Gather all lines in the data that hold the string "this".

(Items from a dataset)
------------------------

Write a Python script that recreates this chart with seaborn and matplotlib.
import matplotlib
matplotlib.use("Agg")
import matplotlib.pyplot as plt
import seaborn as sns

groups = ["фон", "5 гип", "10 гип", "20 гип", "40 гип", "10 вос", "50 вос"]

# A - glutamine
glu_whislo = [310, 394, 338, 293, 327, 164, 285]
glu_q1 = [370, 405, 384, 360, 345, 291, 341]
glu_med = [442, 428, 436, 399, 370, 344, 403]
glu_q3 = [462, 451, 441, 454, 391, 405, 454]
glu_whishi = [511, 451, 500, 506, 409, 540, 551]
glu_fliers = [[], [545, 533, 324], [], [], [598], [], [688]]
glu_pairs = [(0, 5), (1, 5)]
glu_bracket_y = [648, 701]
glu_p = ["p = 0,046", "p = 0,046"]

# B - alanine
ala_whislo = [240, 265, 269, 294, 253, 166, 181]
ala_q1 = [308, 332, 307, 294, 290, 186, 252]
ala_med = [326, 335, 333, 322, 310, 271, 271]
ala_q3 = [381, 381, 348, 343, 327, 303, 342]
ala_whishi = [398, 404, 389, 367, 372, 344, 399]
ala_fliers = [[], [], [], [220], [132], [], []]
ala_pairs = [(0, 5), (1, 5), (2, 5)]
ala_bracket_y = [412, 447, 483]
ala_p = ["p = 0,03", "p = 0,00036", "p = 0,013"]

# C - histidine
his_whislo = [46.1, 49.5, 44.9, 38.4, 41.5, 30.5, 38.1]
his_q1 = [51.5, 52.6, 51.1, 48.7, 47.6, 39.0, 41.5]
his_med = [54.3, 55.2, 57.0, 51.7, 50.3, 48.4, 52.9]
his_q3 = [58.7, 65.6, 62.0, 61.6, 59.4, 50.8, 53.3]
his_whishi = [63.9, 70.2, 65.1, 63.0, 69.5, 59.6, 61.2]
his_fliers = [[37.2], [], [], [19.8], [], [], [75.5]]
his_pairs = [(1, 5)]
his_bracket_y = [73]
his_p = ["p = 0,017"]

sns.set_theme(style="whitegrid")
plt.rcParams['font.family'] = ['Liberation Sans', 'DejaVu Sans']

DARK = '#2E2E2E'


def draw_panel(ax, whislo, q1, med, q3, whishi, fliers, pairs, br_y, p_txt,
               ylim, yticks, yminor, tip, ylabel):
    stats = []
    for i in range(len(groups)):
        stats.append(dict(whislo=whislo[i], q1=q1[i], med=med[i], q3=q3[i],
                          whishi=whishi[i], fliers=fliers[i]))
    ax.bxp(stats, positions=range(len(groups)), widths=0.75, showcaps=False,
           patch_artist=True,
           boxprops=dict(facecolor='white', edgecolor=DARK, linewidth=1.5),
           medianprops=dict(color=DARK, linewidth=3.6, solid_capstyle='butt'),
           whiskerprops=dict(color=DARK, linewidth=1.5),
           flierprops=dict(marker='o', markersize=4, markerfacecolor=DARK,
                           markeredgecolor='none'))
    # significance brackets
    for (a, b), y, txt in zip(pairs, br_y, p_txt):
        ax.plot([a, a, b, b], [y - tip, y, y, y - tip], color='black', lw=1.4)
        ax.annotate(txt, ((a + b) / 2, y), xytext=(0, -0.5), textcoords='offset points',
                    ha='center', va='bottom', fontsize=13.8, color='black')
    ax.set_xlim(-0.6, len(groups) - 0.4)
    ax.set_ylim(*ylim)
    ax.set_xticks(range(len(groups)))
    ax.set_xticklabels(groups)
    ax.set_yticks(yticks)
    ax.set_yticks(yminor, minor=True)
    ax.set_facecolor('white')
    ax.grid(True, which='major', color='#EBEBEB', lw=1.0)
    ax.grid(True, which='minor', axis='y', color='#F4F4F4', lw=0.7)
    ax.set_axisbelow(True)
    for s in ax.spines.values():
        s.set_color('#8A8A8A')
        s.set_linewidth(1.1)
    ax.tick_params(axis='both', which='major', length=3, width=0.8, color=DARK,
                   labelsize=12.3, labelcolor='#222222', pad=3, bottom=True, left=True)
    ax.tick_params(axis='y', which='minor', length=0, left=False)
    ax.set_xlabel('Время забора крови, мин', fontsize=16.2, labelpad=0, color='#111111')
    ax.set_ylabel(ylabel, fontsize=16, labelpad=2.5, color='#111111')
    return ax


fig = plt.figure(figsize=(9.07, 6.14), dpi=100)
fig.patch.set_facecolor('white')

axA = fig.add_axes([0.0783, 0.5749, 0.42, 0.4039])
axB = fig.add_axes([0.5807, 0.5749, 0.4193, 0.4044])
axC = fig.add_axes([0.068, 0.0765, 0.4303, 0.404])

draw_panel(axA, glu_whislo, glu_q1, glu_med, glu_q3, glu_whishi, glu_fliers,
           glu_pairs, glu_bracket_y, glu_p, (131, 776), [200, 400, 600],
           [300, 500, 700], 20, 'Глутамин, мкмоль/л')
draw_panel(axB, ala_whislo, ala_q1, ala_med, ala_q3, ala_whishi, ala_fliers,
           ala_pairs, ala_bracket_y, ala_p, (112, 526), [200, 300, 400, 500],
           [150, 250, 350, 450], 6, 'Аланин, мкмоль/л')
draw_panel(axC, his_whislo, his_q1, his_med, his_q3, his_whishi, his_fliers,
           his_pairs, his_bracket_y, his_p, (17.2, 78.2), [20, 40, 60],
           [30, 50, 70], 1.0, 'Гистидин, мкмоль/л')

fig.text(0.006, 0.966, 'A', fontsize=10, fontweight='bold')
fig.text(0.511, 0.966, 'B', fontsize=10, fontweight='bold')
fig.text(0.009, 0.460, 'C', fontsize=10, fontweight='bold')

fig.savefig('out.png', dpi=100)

------------------------

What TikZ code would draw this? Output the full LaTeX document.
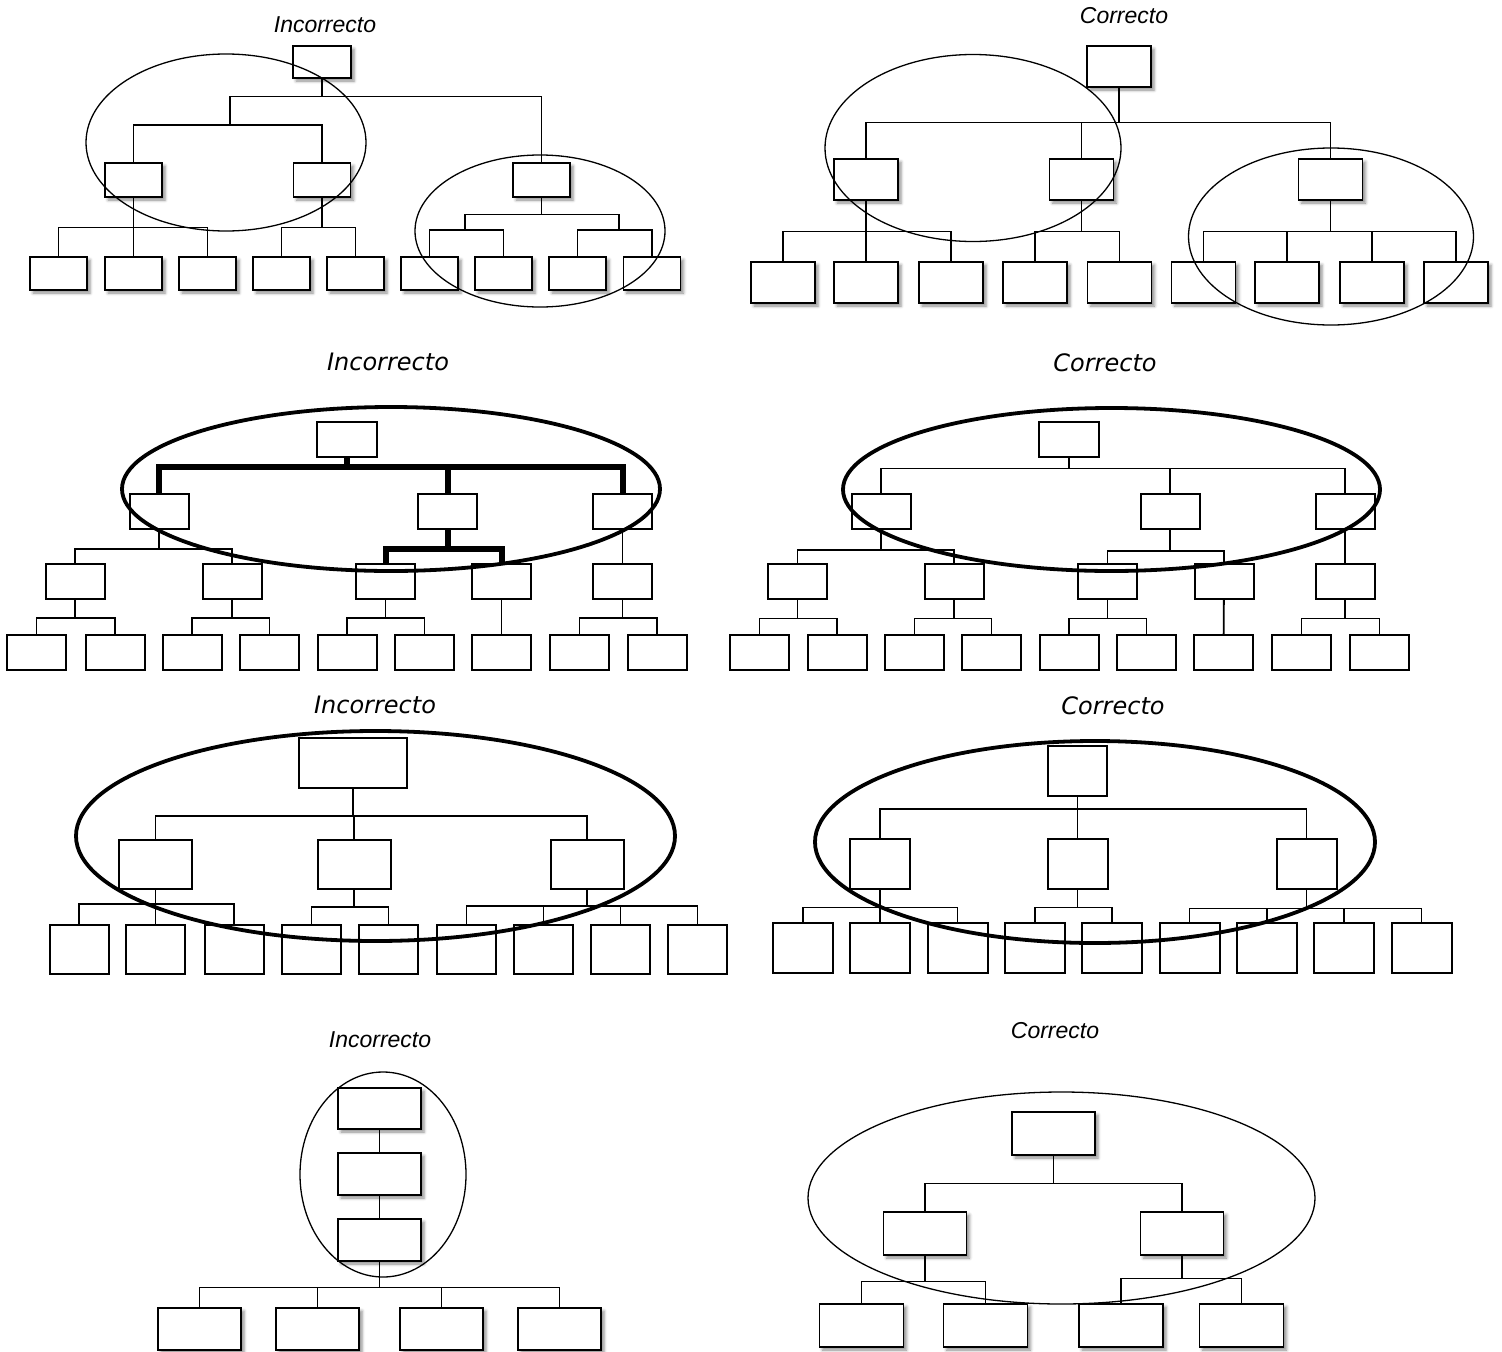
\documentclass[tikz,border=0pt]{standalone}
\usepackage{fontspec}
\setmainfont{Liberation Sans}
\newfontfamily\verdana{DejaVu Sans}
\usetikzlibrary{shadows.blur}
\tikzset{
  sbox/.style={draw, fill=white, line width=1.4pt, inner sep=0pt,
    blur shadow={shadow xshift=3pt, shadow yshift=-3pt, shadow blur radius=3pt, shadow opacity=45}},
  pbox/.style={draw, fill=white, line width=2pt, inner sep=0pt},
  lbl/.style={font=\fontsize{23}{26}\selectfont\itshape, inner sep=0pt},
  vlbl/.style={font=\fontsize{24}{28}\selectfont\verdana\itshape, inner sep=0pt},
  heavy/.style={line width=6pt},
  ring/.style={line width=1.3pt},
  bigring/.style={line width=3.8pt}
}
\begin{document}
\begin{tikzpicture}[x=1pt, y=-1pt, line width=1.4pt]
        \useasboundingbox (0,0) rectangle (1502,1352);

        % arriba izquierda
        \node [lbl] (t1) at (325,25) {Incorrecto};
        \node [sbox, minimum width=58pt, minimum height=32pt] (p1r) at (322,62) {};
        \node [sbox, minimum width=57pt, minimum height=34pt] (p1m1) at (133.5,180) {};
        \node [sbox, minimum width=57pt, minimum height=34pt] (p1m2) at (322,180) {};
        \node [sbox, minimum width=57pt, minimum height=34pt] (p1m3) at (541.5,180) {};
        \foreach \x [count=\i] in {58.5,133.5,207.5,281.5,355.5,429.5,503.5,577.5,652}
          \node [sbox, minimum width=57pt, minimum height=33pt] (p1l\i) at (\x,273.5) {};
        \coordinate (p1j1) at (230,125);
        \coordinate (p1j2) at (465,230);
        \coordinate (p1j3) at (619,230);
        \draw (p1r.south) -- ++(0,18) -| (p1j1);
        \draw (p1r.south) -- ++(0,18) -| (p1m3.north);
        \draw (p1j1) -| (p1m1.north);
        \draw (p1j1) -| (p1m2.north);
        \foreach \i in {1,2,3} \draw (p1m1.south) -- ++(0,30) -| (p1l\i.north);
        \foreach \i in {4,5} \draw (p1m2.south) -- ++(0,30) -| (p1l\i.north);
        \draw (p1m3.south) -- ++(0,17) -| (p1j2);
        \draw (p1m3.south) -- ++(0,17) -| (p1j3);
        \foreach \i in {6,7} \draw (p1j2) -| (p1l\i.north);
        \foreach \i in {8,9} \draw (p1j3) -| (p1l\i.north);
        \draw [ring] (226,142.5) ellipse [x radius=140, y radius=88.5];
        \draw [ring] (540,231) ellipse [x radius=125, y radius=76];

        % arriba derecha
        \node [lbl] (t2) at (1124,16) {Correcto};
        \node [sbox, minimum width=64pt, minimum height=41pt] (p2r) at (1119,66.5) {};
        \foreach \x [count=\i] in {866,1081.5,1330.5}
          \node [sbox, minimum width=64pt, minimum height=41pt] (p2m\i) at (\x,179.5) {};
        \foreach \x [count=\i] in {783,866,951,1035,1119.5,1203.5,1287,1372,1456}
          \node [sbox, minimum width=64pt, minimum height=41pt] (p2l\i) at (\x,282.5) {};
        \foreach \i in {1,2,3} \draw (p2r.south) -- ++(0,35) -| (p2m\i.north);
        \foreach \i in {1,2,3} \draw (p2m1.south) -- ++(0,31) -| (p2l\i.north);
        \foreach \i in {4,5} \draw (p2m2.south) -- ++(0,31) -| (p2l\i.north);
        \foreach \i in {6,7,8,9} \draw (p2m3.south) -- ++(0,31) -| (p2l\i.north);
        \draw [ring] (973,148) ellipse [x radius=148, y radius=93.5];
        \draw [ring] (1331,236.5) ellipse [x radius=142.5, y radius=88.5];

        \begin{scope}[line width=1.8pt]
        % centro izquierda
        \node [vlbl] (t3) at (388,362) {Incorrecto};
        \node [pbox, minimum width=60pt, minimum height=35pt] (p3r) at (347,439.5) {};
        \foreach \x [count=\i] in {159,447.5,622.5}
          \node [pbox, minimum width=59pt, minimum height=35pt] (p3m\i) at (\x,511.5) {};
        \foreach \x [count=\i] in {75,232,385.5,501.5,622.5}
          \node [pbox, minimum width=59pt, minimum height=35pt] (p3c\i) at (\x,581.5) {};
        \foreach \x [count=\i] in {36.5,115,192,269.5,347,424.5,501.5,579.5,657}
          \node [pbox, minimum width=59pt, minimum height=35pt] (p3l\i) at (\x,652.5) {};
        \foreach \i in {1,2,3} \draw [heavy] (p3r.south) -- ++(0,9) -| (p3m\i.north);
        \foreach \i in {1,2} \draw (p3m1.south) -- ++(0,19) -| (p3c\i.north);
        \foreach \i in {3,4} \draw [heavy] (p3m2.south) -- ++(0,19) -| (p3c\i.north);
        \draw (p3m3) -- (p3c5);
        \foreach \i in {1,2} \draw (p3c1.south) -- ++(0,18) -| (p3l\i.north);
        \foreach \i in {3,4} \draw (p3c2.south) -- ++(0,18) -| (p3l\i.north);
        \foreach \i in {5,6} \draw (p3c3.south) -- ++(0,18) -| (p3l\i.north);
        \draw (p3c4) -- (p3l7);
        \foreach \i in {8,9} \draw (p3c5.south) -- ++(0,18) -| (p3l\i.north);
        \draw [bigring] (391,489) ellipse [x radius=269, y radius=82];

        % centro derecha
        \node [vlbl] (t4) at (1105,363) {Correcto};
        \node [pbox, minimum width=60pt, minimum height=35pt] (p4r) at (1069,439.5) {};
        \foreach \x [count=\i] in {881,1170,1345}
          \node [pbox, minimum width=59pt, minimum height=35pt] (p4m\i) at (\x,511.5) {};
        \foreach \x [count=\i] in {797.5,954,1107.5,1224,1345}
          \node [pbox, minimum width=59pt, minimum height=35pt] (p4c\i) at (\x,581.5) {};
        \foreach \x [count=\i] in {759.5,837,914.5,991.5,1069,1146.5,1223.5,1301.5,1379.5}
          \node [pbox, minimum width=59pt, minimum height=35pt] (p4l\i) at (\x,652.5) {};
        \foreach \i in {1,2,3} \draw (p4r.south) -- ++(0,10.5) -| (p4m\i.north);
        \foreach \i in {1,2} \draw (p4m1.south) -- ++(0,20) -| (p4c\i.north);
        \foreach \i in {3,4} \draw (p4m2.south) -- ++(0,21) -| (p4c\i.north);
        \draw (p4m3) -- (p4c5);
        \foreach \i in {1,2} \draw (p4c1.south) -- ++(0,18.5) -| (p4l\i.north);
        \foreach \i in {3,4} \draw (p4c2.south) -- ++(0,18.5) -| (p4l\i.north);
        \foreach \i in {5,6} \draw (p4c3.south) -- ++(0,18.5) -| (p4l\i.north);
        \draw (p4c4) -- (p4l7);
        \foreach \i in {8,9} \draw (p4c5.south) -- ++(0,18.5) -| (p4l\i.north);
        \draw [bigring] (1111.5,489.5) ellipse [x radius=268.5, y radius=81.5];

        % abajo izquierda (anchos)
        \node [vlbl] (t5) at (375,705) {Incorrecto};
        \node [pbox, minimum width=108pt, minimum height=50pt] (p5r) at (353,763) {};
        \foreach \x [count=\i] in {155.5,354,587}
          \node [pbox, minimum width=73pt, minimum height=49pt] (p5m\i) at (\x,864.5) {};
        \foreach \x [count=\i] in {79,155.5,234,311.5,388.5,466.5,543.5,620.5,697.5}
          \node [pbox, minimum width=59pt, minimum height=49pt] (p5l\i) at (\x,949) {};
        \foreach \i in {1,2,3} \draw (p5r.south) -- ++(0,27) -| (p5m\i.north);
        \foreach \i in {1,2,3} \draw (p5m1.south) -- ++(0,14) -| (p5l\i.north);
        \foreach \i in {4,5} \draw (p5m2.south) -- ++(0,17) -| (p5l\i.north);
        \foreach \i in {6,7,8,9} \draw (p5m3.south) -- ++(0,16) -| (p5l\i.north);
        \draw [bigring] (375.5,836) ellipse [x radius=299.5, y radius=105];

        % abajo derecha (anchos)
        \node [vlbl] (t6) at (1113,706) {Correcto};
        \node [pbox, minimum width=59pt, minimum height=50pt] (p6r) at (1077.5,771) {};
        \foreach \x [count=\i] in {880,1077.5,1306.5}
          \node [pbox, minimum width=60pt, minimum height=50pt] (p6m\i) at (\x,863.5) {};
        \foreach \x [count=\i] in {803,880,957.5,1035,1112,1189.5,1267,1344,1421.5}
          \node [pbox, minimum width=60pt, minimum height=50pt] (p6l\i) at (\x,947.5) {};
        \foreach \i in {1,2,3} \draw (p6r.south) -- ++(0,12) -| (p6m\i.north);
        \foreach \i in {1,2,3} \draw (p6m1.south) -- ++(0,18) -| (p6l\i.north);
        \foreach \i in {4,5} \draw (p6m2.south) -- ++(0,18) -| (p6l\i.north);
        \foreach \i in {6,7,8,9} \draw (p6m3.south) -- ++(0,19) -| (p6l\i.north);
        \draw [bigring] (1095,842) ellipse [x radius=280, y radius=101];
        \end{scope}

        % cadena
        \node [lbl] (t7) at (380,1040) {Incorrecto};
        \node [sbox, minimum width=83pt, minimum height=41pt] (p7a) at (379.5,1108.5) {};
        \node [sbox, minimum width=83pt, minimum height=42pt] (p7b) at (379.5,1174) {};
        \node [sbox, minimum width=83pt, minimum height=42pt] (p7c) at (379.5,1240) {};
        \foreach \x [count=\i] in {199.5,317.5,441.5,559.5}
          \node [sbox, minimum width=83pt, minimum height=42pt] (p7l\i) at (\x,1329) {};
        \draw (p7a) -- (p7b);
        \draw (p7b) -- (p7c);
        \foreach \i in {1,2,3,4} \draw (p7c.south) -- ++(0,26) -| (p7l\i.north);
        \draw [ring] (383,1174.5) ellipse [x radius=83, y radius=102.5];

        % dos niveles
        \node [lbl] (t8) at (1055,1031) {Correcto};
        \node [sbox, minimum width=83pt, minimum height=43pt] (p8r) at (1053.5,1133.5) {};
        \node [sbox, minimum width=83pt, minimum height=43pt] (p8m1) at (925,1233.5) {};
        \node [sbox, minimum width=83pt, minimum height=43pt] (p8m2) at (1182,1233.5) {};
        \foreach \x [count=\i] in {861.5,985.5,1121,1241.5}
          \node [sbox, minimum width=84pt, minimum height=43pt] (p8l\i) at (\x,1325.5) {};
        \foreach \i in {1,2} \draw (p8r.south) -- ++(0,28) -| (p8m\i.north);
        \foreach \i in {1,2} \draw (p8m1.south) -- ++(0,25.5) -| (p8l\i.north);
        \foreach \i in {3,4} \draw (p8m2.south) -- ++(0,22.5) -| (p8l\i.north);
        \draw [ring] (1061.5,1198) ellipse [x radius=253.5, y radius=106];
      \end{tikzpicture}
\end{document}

------------------------

ANSWER TO THE EXERCISE:
Write a Python script that recreates this chart with seaborn and matplotlib.
What TikZ code would draw this? Output the full LaTeX document.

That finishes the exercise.